### Task prompt:
Leaving out all pictures, reproduce the entries below exactly, from the first line through the line that contains "import pandas as pd".

### Provided records:
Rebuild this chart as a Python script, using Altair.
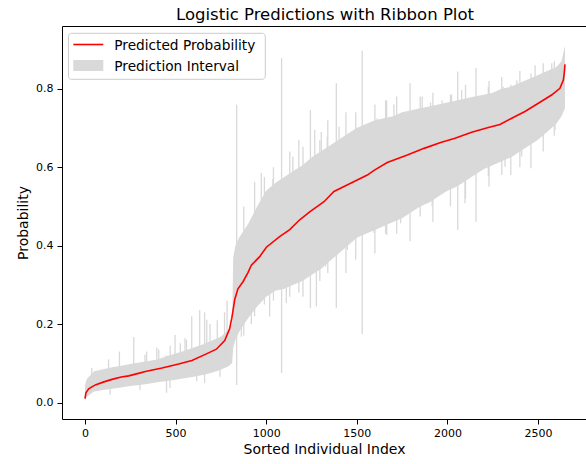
import altair as alt
import pandas as pd

# ---- predicted probability (red line) ----
mean_idx = [0, 5, 20, 57, 100, 149, 200, 241, 300, 333, 425, 517, 590, 670, 725,
            771, 798, 810, 817, 826, 844, 872, 900, 918, 964, 1001, 1074, 1130,
            1185, 1240, 1319, 1374, 1466, 1558, 1595, 1668, 1779, 1871, 1963,
            2042, 2134, 2226, 2290, 2355, 2428, 2502, 2575, 2621, 2640, 2645, 2649]
mean_p = [0.010, 0.025, 0.035, 0.045, 0.052, 0.059, 0.065, 0.068, 0.075, 0.079,
          0.088, 0.098, 0.107, 0.124, 0.136, 0.158, 0.188, 0.215, 0.235, 0.262,
          0.290, 0.308, 0.332, 0.350, 0.372, 0.396, 0.423, 0.441, 0.466, 0.486,
          0.512, 0.538, 0.559, 0.580, 0.592, 0.612, 0.631, 0.648, 0.663, 0.674,
          0.689, 0.701, 0.709, 0.725, 0.742, 0.763, 0.784, 0.801, 0.822, 0.840,
          0.862]

# ---- prediction interval envelope ----
band_idx = [0, 10, 50, 100, 150, 200, 250, 300, 350, 400, 450, 500, 550, 600, 650,
            700, 750, 790, 812, 818, 830, 850, 900, 950, 1000, 1050, 1100, 1150,
            1200, 1250, 1300, 1350, 1400, 1450, 1500, 1550, 1600, 1650, 1700, 1750,
            1800, 1850, 1900, 1950, 2000, 2050, 2100, 2150, 2200, 2250, 2300, 2350,
            2400, 2450, 2500, 2550, 2600, 2630, 2649]
band_lo = [0.004, 0.015, 0.028, 0.032, 0.035, 0.038, 0.042, 0.045, 0.048, 0.052,
           0.055, 0.058, 0.062, 0.066, 0.070, 0.076, 0.084, 0.092, 0.100, 0.140,
           0.160, 0.180, 0.215, 0.245, 0.270, 0.285, 0.290, 0.300, 0.310, 0.325,
           0.340, 0.360, 0.380, 0.400, 0.420, 0.430, 0.440, 0.450, 0.460, 0.470,
           0.485, 0.500, 0.510, 0.525, 0.540, 0.550, 0.565, 0.580, 0.595, 0.605,
           0.615, 0.625, 0.640, 0.655, 0.670, 0.690, 0.710, 0.730, 0.750]
band_hi = [0.045, 0.060, 0.080, 0.085, 0.090, 0.094, 0.098, 0.102, 0.106, 0.110,
           0.118, 0.125, 0.132, 0.140, 0.148, 0.158, 0.168, 0.185, 0.200, 0.370,
           0.400, 0.420, 0.455, 0.500, 0.540, 0.560, 0.575, 0.590, 0.605, 0.625,
           0.640, 0.655, 0.670, 0.685, 0.700, 0.710, 0.720, 0.725, 0.730, 0.740,
           0.745, 0.750, 0.755, 0.760, 0.765, 0.770, 0.775, 0.780, 0.785, 0.790,
           0.800, 0.805, 0.815, 0.825, 0.835, 0.845, 0.855, 0.870, 0.910]

# ---- individual intervals that stick out of the envelope ----
spike_idx = [37, 130, 138, 190, 269, 303, 331, 340, 396, 407, 450, 469, 470, 497,
             526, 552, 560, 589, 616, 633, 660, 672, 690, 730, 745, 770, 784, 837,
             863, 876, 918, 936, 973, 990, 1019, 1037, 1040, 1085, 1111, 1130, 1147,
             1180, 1203, 1244, 1268, 1277, 1296, 1304, 1328, 1337, 1340, 1387, 1402,
             1440, 1448, 1494, 1530, 1595, 1600, 1613, 1659, 1665, 1705, 1720, 1742,
             1794, 1850, 1861, 1907, 1916, 1920, 1971, 2017, 2023, 2057, 2079, 2097,
             2100, 2158, 2226, 2230, 2300, 2309, 2318, 2350, 2383, 2400, 2410, 2461,
             2484, 2529, 2576, 2590, 2594, 2612]
spike_lo = [0.040, 0.040, 0.020, 0.040, 0.050, 0.032, 0.070, 0.050, 0.070, 0.055,
            0.025, 0.037, 0.060, 0.060, 0.060, 0.090, 0.065, 0.070, 0.054, 0.070,
            0.050, 0.110, 0.080, 0.080, 0.066, 0.090, 0.095, 0.045, 0.168, 0.170,
            0.200, 0.220, 0.350, 0.250, 0.219, 0.400, 0.260, 0.075, 0.254, 0.270,
            0.450, 0.280, 0.270, 0.241, 0.500, 0.245, 0.310, 0.500, 0.347, 0.520,
            0.330, 0.241, 0.540, 0.330, 0.389, 0.364, 0.175, 0.432, 0.380, 0.590,
            0.430, 0.427, 0.610, 0.430, 0.457, 0.411, 0.474, 0.650, 0.650, 0.500,
            0.460, 0.660, 0.500, 0.670, 0.440, 0.680, 0.508, 0.520, 0.461, 0.576,
            0.550, 0.580, 0.710, 0.601, 0.580, 0.730, 0.600, 0.627, 0.597, 0.760,
            0.640, 0.780, 0.680, 0.695, 0.800]
spike_hi = [0.088, 0.110, 0.060, 0.130, 0.167, 0.070, 0.122, 0.130, 0.140, 0.135,
            0.120, 0.090, 0.145, 0.172, 0.151, 0.164, 0.160, 0.220, 0.110, 0.236,
            0.230, 0.211, 0.200, 0.210, 0.140, 0.230, 0.260, 0.759, 0.300, 0.500,
            0.340, 0.563, 0.585, 0.575, 0.390, 0.570, 0.600, 0.878, 0.420, 0.640,
            0.627, 0.670, 0.652, 0.746, 0.695, 0.480, 0.669, 0.690, 0.510, 0.678,
            0.720, 0.814, 0.703, 0.740, 0.560, 0.740, 0.897, 0.580, 0.760, 0.725,
            0.771, 0.770, 0.760, 0.780, 0.620, 0.814, 0.780, 0.780, 0.765, 0.640,
            0.790, 0.770, 0.785, 0.785, 0.844, 0.797, 0.680, 0.810, 0.853, 0.805,
            0.820, 0.830, 0.805, 0.709, 0.810, 0.822, 0.845, 0.742, 0.839, 0.860,
            0.865, 0.865, 0.870, 0.784, 0.855]

x_ticks = [0, 500, 1000, 1500, 2000, 2500]
y_ticks = [0.0, 0.2, 0.4, 0.6, 0.8]

title_text = "Logistic Predictions with Ribbon Plot"
legend_labels = ["Predicted Probability", "Prediction Interval"]

FONT = "DejaVu Sans"
GRAY = "#d9d9d9"

mean_df = pd.DataFrame({"idx": mean_idx, "p": mean_p})
band_df = pd.DataFrame({"idx": band_idx, "lo": band_lo, "hi": band_hi})
spike_df = pd.DataFrame({"idx": spike_idx, "lo": spike_lo, "hi": spike_hi})

xscale = alt.Scale(domain=[-127, 2765], nice=False, zero=False)
yscale = alt.Scale(domain=[-0.042, 0.96], nice=False, zero=False)

xax = alt.Axis(values=x_ticks, format="d", title="Sorted Individual Index",
               tickSize=5, labelPadding=3, titlePadding=4, grid=False, domain=False)
yax = alt.Axis(values=y_ticks, format=".1f", title="Probability",
               tickSize=5, labelPadding=4, titlePadding=5, grid=False, domain=False)

area = alt.Chart(band_df).mark_area(color=GRAY, opacity=1).encode(
    x=alt.X("idx:Q", scale=xscale, axis=xax),
    y=alt.Y("lo:Q", scale=yscale, axis=yax),
    y2="hi:Q",
)

spikes = alt.Chart(spike_df).mark_rule(color=GRAY, strokeWidth=1.3).encode(
    x=alt.X("idx:Q", scale=xscale),
    y=alt.Y("lo:Q", scale=yscale),
    y2="hi:Q",
)

line = alt.Chart(mean_df).mark_line(color="red", strokeWidth=1.6).encode(
    x=alt.X("idx:Q", scale=xscale),
    y=alt.Y("p:Q", scale=yscale),
)

one = pd.DataFrame({"a": [0]})

legend_box = alt.Chart(one).mark_rect(
    fill="white", fillOpacity=0.8, stroke="#cccccc", strokeWidth=1, cornerRadius=3
).encode(x=alt.value(6.5), x2=alt.value(203.3), y=alt.value(7.3), y2=alt.value(53.3))

legend_line = alt.Chart(one).mark_rule(color="red", strokeWidth=1.6).encode(
    x=alt.value(11.3), x2=alt.value(41.3), y=alt.value(18.5)
)

legend_patch = alt.Chart(one).mark_rect(color=GRAY).encode(
    x=alt.value(11.3), x2=alt.value(41.3), y=alt.value(34), y2=alt.value(45)
)

legend_t1 = alt.Chart(one).mark_text(
    font=FONT, fontSize=13.7, align="left", baseline="alphabetic", color="black"
).encode(x=alt.value(52.3), y=alt.value(24), text=alt.value(legend_labels[0]))

legend_t2 = alt.Chart(one).mark_text(
    font=FONT, fontSize=13.7, align="left", baseline="alphabetic", color="black"
).encode(x=alt.value(52.3), y=alt.value(44.7), text=alt.value(legend_labels[1]))

title = alt.Chart(one).mark_text(
    font=FONT, fontSize=16.5, align="center", baseline="alphabetic", color="black"
).encode(x=alt.value(263), y=alt.value(-6.5), text=alt.value(title_text))

chart = alt.layer(
    area, spikes, line, legend_box, legend_patch, legend_line, legend_t1, legend_t2, title
).properties(
    width=524,
    height=393,
    padding={"left": 62, "top": 26, "right": 0, "bottom": 45},
    autosize=alt.AutoSizeParams(type="none"),
    background="white",
).configure_view(
    stroke="black", strokeWidth=1
).configure_axis(
    grid=False, domain=False, tickColor="black", tickWidth=1,
    labelFont=FONT, labelFontSize=11, labelColor="black",
    titleFont=FONT, titleFontSize=14, titleFontWeight="normal", titleColor="black",
)

chart.save("out.html", embed_options={"renderer": "svg", "actions": False})
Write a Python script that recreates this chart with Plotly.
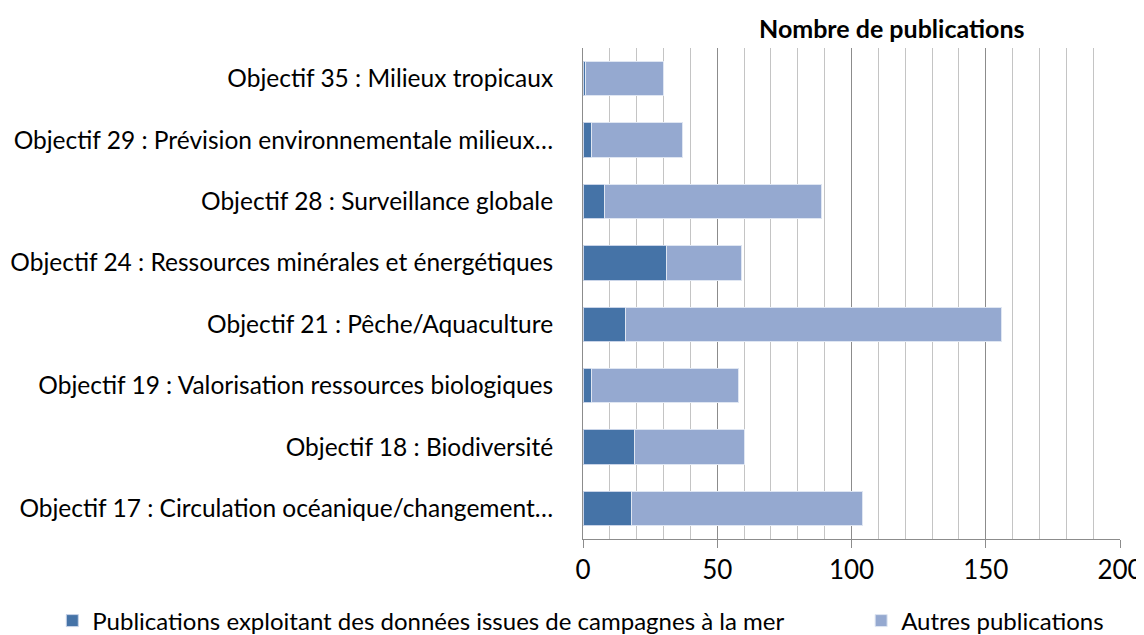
"""
Nombre de publications par objectif : publications exploitant des données
issues de campagnes à la mer vs autres publications.
"""
import plotly.graph_objects as graph

objectifs = ["Objectif 17 : Circulation océanique/changement…",
             "Objectif 18 : Biodiversité",
             "Objectif 19 : Valorisation ressources biologiques",
             "Objectif 21 : Pêche/Aquaculture",
             "Objectif 24 : Ressources minérales et énergétiques",
             "Objectif 28 : Surveillance globale",
             "Objectif 29 : Prévision environnementale milieux…",
             "Objectif 35 : Milieux tropicaux"]
campagnes = [18, 19, 3, 16, 31, 8, 3, 1]
autres = [86, 41, 55, 140, 28, 81, 34, 29]

FONT = "Lato"
# the page body has an 8px margin, so the figure is a bit smaller than the window
W, H = 1136, 627
L, R, T, B = 575, 24, 40, 96

fig = graph.Figure()
fig.add_trace(graph.Bar(y=objectifs, x=campagnes, orientation='h',
                        name="Publications exploitant des données issues de campagnes à la mer",
                        marker=dict(color='#4573A7', line=dict(color='#c9d4e8', width=1)),
                        legend='legend', showlegend=True))
fig.add_trace(graph.Bar(y=objectifs, x=autres, orientation='h',
                        name="Autres publications",
                        marker=dict(color='#95A9D0', line=dict(color='#dfe6f2', width=1)),
                        legend='legend2', showlegend=True))

fig.update_layout(
    barmode='stack', bargap=0.44, showlegend=True,
    width=W, height=H,
    margin=dict(l=L, r=R, t=T, b=B, autoexpand=False),
    paper_bgcolor='white', plot_bgcolor='white',
    font=dict(family=FONT, size=24, color='black'),
    xaxis=dict(range=[0, 200], dtick=50, showgrid=True, gridcolor='#8c8c8c', gridwidth=1,
               minor=dict(dtick=10, showgrid=True, gridcolor='#c4c4c4', gridwidth=1),
               ticks='outside', ticklen=8, tickcolor='#8c8c8c',
               showline=True, linecolor='#8c8c8c', zeroline=False,
               tickfont=dict(size=26), automargin=False),
    yaxis=dict(showline=True, linecolor='#8c8c8c', ticks='', ticklabelstandoff=24,
               tickfont=dict(size=24.5), automargin=False),
    legend=dict(orientation='h', xref='container', yref='container',
                x=0.039, y=1 - 613 / H, xanchor='left', yanchor='middle',
                font=dict(size=24), bgcolor='rgba(0,0,0,0)'),
    legend2=dict(orientation='h', xref='container', yref='container',
                 x=0.751, y=1 - 613 / H, xanchor='left', yanchor='middle',
                 font=dict(size=24), bgcolor='rgba(0,0,0,0)'),
    annotations=[dict(text="<b>Nombre de publications</b>",
                      x=(884 - L) / (W - L - R), y=1 + (T - 20) / (H - T - B),
                      xref='paper', yref='paper', xanchor='center', yanchor='middle',
                      showarrow=False, font=dict(size=25))],
)

fig.write_html("out.html")
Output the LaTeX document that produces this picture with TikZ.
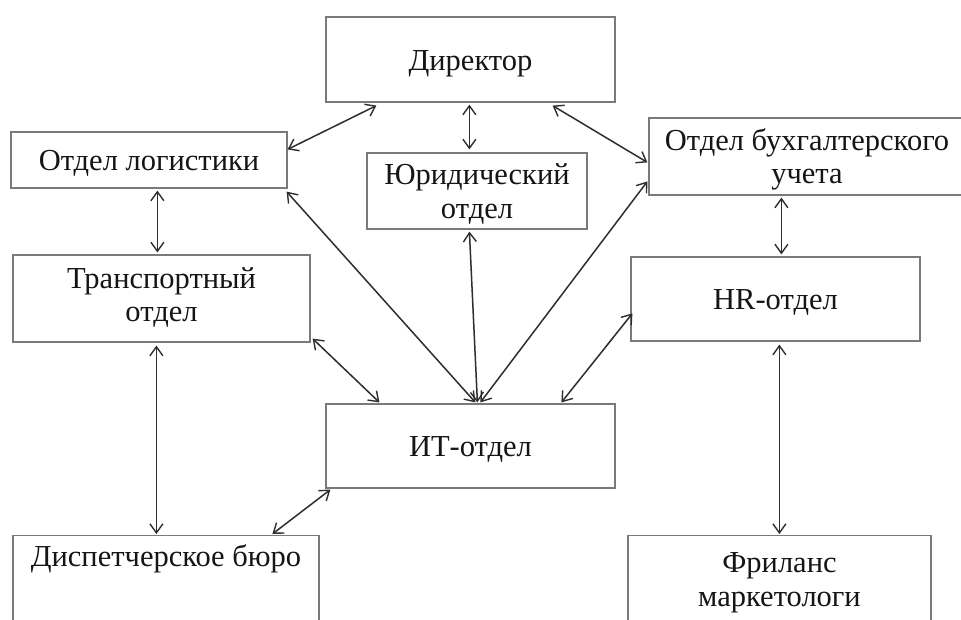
\documentclass[tikz,border=0pt]{standalone}
\usepackage{fontspec}
\setmainfont{Liberation Serif}
\usetikzlibrary{arrows.meta,calc}
\definecolor{boxgray}{HTML}{7A7A7A}
\definecolor{arrowgray}{HTML}{2E2E2E}
\definecolor{txt}{HTML}{151515}
\begin{document}
\begin{tikzpicture}[x=1pt,y=-1pt,
  box/.style={draw=boxgray, line width=1.2pt, align=center, inner sep=2pt,
    font=\fontsize{30.5}{33.5}\selectfont, text=txt, text height=21pt, text depth=0pt},
  twoline/.style={text height=54.5pt, text depth=0pt},
  link/.style={draw=arrowgray, line width=1.5pt,
    {Straight Barb[length=9pt,width=13pt,line width=1.4pt]}-{Straight Barb[length=9pt,width=13pt,line width=1.4pt]}}]
\useasboundingbox[fill=white] (0,0) rectangle (961,619);

\node[box, minimum width=289pt, minimum height=85pt] (dir) at (470.5,59.5) {Директор};
\node[box, minimum width=276pt, minimum height=56pt] (log) at (149,160) {Отдел логистики};
\node[box, twoline, minimum width=220pt, minimum height=76pt] (jur) at (477,191) {Юридический\\отдел};
\node[box, twoline, minimum width=316pt, minimum height=77pt] (buh) at (807,156.5) {Отдел бухгалтерского\\учета};
\node[box, twoline, text depth=8pt, minimum width=297pt, minimum height=87pt] (tr) at (161.5,298.5) {Транспортный\\отдел};
\node[box, minimum width=289pt, minimum height=84pt] (hr) at (775.5,299) {HR-отдел};
\node[box, minimum width=289pt, minimum height=84pt] (it) at (470.5,446) {ИТ-отдел};
\node[box, anchor=north, minimum width=306pt, inner ysep=0pt, text height=31pt, text depth=56pt] (disp) at (166,535) {Диспетчерское бюро};
\node[box, twoline, anchor=north, minimum width=303pt, minimum height=87pt] (fr) at (779.5,535) {Фриланс\\маркетологи};

\draw[link] ($(dir.south west)+(51,3)$) -- ($(log.north east)+(0,18)$);
\draw[link] ($(dir.south west)+(144,2)$) -- ($(jur.north west)+(103,-3)$);
\draw[link] ($(dir.south east)+(-63,3)$) -- ($(buh.north west)+(-1,45)$);
\draw[link] ($(log.south west)+(147,2)$) -- ($(tr.north west)+(145,-2)$);
\draw[link] ($(log.south east)+(-1,3)$) -- ($(it.north west)+(150,-1)$);
\draw[link] ($(jur.south west)+(103,2)$) -- ($(it.north west)+(152,-1)$);
\draw[link] ($(buh.north west)+(-1,64)$) -- ($(it.north west)+(155,-1)$);
\draw[link] ($(buh.south west)+(133,2)$) -- ($(hr.north west)+(151,-2)$);
\draw[link] ($(tr.south east)+(2,-4)$) -- ($(it.north west)+(54,-1)$);
\draw[link] ($(hr.north west)+(2,57)$) -- ($(it.north west)+(236,-1)$);
\draw[link] ($(tr.south west)+(144,3)$) -- ($(disp.north west)+(144,-1)$);
\draw[link] ($(it.south west)+(5,1)$) -- ($(disp.north west)+(260,-1)$);
\draw[link] ($(hr.south west)+(149,3)$) -- ($(fr.north west)+(152,-1)$);
\end{tikzpicture}
\end{document}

### Answer to this task:
Rebuild this chart as a Python script, using Altair.
import altair as alt
import pandas as pd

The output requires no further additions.